Hardware Hacking on a Budget

For many people, one of the bigger hurdles to learning about hardware hacking is the cost involved in acquiring all the necessary gear to get started. In this post, I’ll list out what I believe the bare minimum tools with the best cost-to-value option I’m aware of. There are obviously going to be gaps in capabilities, but the idea here is simple to get started.

This is going to be a somewhat living post where I’ll make changes and updates as necessary. I’ll be looking to add two more sections eventually: Expanding your capabilities, and targets on the cheap.

Also, I’m not going to include a full list of consumables but think about picking up, at minimum, some jumper wires, clips, various header pins, and a chip quik removal kit.

TL:DR Must Have List

Soldering Iron: https://amzn.to/2tUx6GO
Multi-protocol Interface (FT232h): https://amzn.to/2UqyyfV
Logic Analyzer: https://amzn.to/2TlXVmC
Universal Programmer: https://amzn.to/2zaKzgv

I’m writing this post from the hotel bar while on-site for some hardware testing (Many devices work together in a way that testing on-site made more sense). I brought my entire badge hackers kit but only needed items listed to acquire the firmware from all of my target devices, some of which led to remote attacks against the devices or their infrastructure.

Soldering Iron: https://amzn.to/2tUx6GO

The linked soldering iron is the TS100 (aka Pro32). This soldering iron is not the cheapest, but it’s the best soldering iron sub $80. It’s open-source and firmware is upgradable. This iron lives in my traveling kit and I use it often clients “require” on-site testing of their hardware. It’s good enough to remove and re-solder a TSOP 48 pin flash chip hungover. No Joke.

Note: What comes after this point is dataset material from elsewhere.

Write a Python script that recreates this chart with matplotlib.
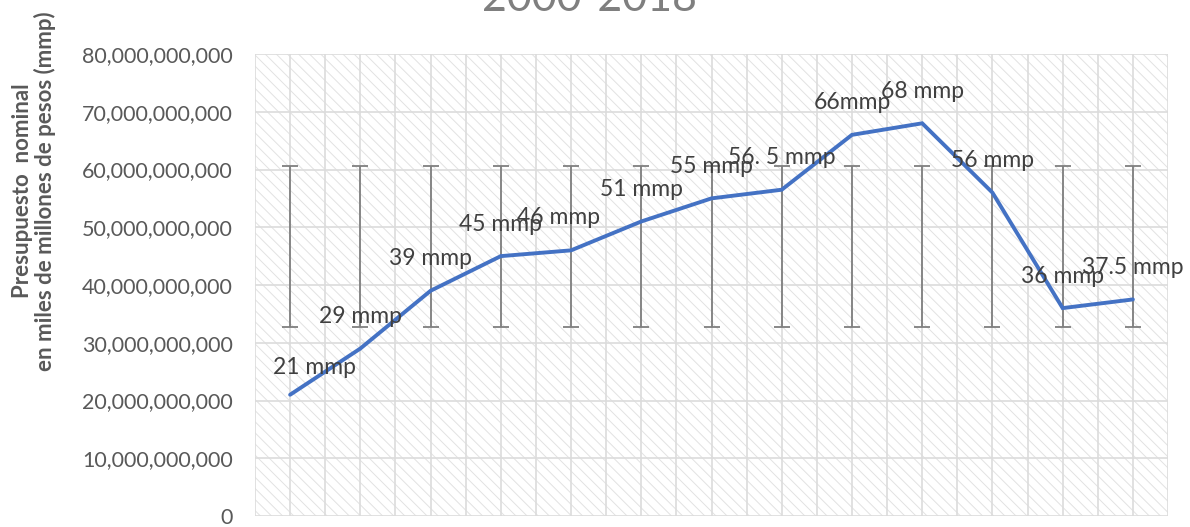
import numpy as np
import matplotlib
matplotlib.use("Agg")
import matplotlib.pyplot as plt
from matplotlib.ticker import FuncFormatter, MultipleLocator

plt.rcParams['font.family'] = ['Lato', 'DejaVu Sans']
plt.rcParams['hatch.linewidth'] = 0.7

# Presupuesto nominal por año (miles de millones de pesos)
years = list(range(2006, 2019))
budget_mmp = [21, 29, 39, 45, 46, 51, 55, 56.5, 66, 68, 56, 36, 37.5]
point_labels = ["21 mmp", "29 mmp", "39 mmp", "45 mmp", "46 mmp", "51 mmp",
                "55 mmp", "56. 5 mmp", "66mmp", "68 mmp", "56 mmp",
                "36 mmp", "37.5 mmp"]
title_text = "2000-2018"
ylabel_text = "Presupuesto  nominal\nen miles de millones de pesos (mmp)"

values = np.array(budget_mmp) * 1e9
x = np.arange(len(values))

# label placement (pixels relative to each point)
label_offsets = {0: (24, 27), 4: (-12, 33)}
default_offset = (0, 32)

fig = plt.figure(figsize=(11.90, 5.27), dpi=100)
ax = fig.add_axes([255 / 1190, 1 - 516 / 527, 913 / 1190, 462 / 527])

# hatched plot area
ax.set_facecolor('white')
ax.add_patch(plt.Rectangle((0, 0), 1, 1, transform=ax.transAxes,
                           facecolor='white', edgecolor='#e2e2e2', linewidth=0,
                           hatch='\\\\\\', zorder=0))

ax.set_xlim(-0.5, len(values) - 0.5)
ax.set_ylim(0, 80e9)
ax.yaxis.set_major_locator(MultipleLocator(10e9))
ax.xaxis.set_major_locator(MultipleLocator(0.5))
ax.grid(True, which='major', axis='both', color='#dcdcdc', linewidth=1.2, zorder=1)
ax.set_axisbelow(True)
for s in ax.spines.values():
    s.set_visible(False)
ax.tick_params(axis='x', length=0, labelbottom=False)
ax.tick_params(axis='y', length=0, pad=16, labelsize=15.5, labelcolor='#595959')
ax.yaxis.set_major_formatter(FuncFormatter(lambda v, p: f"{v:,.0f}"))

# standard-deviation error bars around the series mean
mean = values.mean()
sd = values.std(ddof=1)
ax.errorbar(x, np.full_like(values, mean), yerr=sd, fmt='none',
            ecolor='#7f7f7f', elinewidth=1.3, capsize=6, capthick=1.3, zorder=3)

ax.plot(x, values, color='#4472C4', linewidth=2.8, solid_capstyle='round',
        solid_joinstyle='miter', zorder=4)

for i, (v, lab) in enumerate(zip(values, point_labels)):
    dx, dy = label_offsets.get(i, default_offset)
    ax.annotate(lab, (x[i], v), xytext=(dx, dy), textcoords='offset pixels',
                ha='center', va='center', fontsize=16.5, color='#404040', zorder=5)

fig.text(590 / 1190, 1 - 11 / 527, title_text, ha='center', va='baseline',
         fontsize=31, color='#7f7f7f')
fig.text(34 / 1190, 1 - 191 / 527, ylabel_text, rotation=90, ha='center',
         va='center', multialignment='center', fontsize=16,
         fontweight='bold', color='#595959', linespacing=1.1)

fig.savefig('out.png', dpi=100)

FT232h: https://amzn.to/2UqyyfV

The FT232h is, simply put, my single most used interface. While it is primarily a UART device, it uses FTDI’s MPSSE (Multiple-Protocol Synchronous Serial Engine) which allows it to speak, you guessed it, multiple additional protocols over serial including: JTAG, SPI, and I2C. I’ve never seen this breakout crest the $25 mark and it’s easily worth double that. I even keep one in my car, cause you never know.

Logic Analyzer: https://amzn.to/2TlXVmC

This is the only item I’m listing that I haven’t personally testing. The linked board is a very cheap logic analyzer that is supported by sigrok (an open-source LA software). This blog is about cheap and this is about as cheap as it gets. That said, according to sigrok’s supported hardware page, this device is a clone of the Saleae Logic Analyzer (my personal go-to). While the Saleae is not cheap, it’s worth it. I highly suggest upgrading when it’s financially feasible for both moral and practical reasons.

Universal Programmer (TL866II+): https://amzn.to/2zaKzgv

My TL866II+ has gotten a lot of work, especially with the adapters. I often find that the easiest way into a device is simple to remove it’s firmware storage devices and dump out their contents. This may not be the absolute cheapest universal programmer out there, but it does have the benefit of being hackable to add support for additional chip variants.